-- START MATERIAL PROVIDED --

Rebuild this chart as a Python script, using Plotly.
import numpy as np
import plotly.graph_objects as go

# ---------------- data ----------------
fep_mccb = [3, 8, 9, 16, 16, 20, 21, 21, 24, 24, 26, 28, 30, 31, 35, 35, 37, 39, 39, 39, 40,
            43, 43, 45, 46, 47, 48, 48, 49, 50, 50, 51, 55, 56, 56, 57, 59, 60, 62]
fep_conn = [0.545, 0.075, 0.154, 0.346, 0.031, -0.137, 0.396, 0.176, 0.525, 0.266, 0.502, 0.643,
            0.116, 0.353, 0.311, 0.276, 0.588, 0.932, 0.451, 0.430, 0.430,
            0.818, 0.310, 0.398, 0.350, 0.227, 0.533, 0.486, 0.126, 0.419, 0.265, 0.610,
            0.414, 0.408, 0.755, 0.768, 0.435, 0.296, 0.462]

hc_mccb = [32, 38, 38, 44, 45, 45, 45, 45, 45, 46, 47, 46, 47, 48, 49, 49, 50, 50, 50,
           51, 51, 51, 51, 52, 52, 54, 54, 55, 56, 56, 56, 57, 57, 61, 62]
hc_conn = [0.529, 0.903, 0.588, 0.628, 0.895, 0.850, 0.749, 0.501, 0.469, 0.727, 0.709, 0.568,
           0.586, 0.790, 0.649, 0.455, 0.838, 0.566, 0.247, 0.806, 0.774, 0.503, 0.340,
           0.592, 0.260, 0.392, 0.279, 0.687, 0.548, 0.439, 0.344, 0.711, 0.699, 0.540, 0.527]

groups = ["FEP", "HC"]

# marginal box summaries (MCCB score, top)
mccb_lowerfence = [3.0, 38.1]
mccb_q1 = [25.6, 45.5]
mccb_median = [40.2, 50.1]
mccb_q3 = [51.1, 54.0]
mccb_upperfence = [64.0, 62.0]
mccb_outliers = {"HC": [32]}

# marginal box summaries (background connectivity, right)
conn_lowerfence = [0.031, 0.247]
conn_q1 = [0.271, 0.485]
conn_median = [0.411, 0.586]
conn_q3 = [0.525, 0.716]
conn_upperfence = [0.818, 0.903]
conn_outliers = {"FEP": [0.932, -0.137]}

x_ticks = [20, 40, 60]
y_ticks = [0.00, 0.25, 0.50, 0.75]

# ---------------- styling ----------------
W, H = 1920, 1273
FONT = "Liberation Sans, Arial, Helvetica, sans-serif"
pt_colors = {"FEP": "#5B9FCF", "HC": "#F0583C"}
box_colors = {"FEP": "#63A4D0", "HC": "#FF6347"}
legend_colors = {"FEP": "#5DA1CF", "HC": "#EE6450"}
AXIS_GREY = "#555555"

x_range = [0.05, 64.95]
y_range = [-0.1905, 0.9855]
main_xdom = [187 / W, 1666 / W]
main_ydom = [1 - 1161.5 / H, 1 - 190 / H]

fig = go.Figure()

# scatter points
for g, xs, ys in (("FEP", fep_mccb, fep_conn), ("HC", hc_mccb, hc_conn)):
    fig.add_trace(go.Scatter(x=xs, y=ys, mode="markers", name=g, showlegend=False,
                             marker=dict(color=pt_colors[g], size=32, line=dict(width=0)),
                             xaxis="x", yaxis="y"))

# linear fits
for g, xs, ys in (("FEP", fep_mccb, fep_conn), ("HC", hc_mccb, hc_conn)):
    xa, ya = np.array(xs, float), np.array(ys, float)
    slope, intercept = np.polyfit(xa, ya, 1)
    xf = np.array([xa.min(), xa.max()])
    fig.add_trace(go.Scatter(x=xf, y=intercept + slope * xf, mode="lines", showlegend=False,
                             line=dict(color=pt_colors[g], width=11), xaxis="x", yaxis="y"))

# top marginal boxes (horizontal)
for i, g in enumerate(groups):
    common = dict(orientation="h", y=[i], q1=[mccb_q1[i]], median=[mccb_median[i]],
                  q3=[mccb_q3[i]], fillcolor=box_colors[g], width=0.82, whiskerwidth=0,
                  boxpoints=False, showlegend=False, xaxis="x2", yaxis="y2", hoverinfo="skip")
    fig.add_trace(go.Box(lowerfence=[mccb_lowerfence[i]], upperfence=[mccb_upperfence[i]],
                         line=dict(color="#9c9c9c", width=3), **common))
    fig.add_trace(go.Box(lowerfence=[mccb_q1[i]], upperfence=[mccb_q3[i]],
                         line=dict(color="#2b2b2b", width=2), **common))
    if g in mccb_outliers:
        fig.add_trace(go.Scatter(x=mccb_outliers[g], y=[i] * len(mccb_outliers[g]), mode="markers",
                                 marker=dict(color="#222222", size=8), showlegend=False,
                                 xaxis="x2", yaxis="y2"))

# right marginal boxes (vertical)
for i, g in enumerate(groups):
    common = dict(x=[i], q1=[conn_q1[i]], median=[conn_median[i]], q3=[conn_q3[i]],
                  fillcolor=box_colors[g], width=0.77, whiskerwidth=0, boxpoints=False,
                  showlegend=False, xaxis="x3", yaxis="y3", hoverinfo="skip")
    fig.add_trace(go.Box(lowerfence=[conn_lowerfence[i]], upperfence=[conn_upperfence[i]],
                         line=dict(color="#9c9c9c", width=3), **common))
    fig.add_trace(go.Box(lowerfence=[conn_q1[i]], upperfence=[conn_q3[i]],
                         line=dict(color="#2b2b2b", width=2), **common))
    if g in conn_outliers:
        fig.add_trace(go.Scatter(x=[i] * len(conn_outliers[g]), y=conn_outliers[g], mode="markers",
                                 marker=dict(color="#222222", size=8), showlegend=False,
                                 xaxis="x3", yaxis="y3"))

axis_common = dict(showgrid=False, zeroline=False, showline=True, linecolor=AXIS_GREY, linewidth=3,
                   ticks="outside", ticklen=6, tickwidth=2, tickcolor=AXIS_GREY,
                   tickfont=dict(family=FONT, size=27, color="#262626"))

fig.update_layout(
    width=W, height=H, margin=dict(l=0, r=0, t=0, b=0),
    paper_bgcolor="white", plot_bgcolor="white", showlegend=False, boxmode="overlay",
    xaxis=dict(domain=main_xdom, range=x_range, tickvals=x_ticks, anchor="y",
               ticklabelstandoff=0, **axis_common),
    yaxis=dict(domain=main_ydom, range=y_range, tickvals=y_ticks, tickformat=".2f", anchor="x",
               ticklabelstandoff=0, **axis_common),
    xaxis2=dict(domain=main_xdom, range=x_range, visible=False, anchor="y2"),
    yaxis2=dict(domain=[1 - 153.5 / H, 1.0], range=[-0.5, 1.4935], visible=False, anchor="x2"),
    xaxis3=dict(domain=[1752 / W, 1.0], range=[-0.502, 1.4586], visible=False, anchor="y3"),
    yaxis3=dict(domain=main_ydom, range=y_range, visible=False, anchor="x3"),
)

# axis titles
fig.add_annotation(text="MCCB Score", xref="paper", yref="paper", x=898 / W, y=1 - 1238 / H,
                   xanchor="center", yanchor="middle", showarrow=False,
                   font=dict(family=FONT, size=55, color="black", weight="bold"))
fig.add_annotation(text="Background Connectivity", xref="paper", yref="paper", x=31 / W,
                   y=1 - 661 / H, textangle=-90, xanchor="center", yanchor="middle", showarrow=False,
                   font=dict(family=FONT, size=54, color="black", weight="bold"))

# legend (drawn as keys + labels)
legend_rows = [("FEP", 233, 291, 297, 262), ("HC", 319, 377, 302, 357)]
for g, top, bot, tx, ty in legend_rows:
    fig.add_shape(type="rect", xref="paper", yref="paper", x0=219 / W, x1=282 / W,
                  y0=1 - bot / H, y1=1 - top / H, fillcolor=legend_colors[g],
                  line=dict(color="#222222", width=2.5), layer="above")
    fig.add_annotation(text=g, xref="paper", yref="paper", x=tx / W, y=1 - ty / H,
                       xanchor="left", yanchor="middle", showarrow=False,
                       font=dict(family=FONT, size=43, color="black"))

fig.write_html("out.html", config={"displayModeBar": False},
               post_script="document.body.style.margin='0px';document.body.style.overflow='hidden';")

-- END MATERIAL PROVIDED --

• **INSTRUCTION**
Your answer should be exactly the lines of the data above, from the first through the line containing "import plotly.graph_objects as go".

• **PROBLEM SOLUTION**
Rebuild this chart as a Python script, using Plotly.
import numpy as np
import plotly.graph_objects as go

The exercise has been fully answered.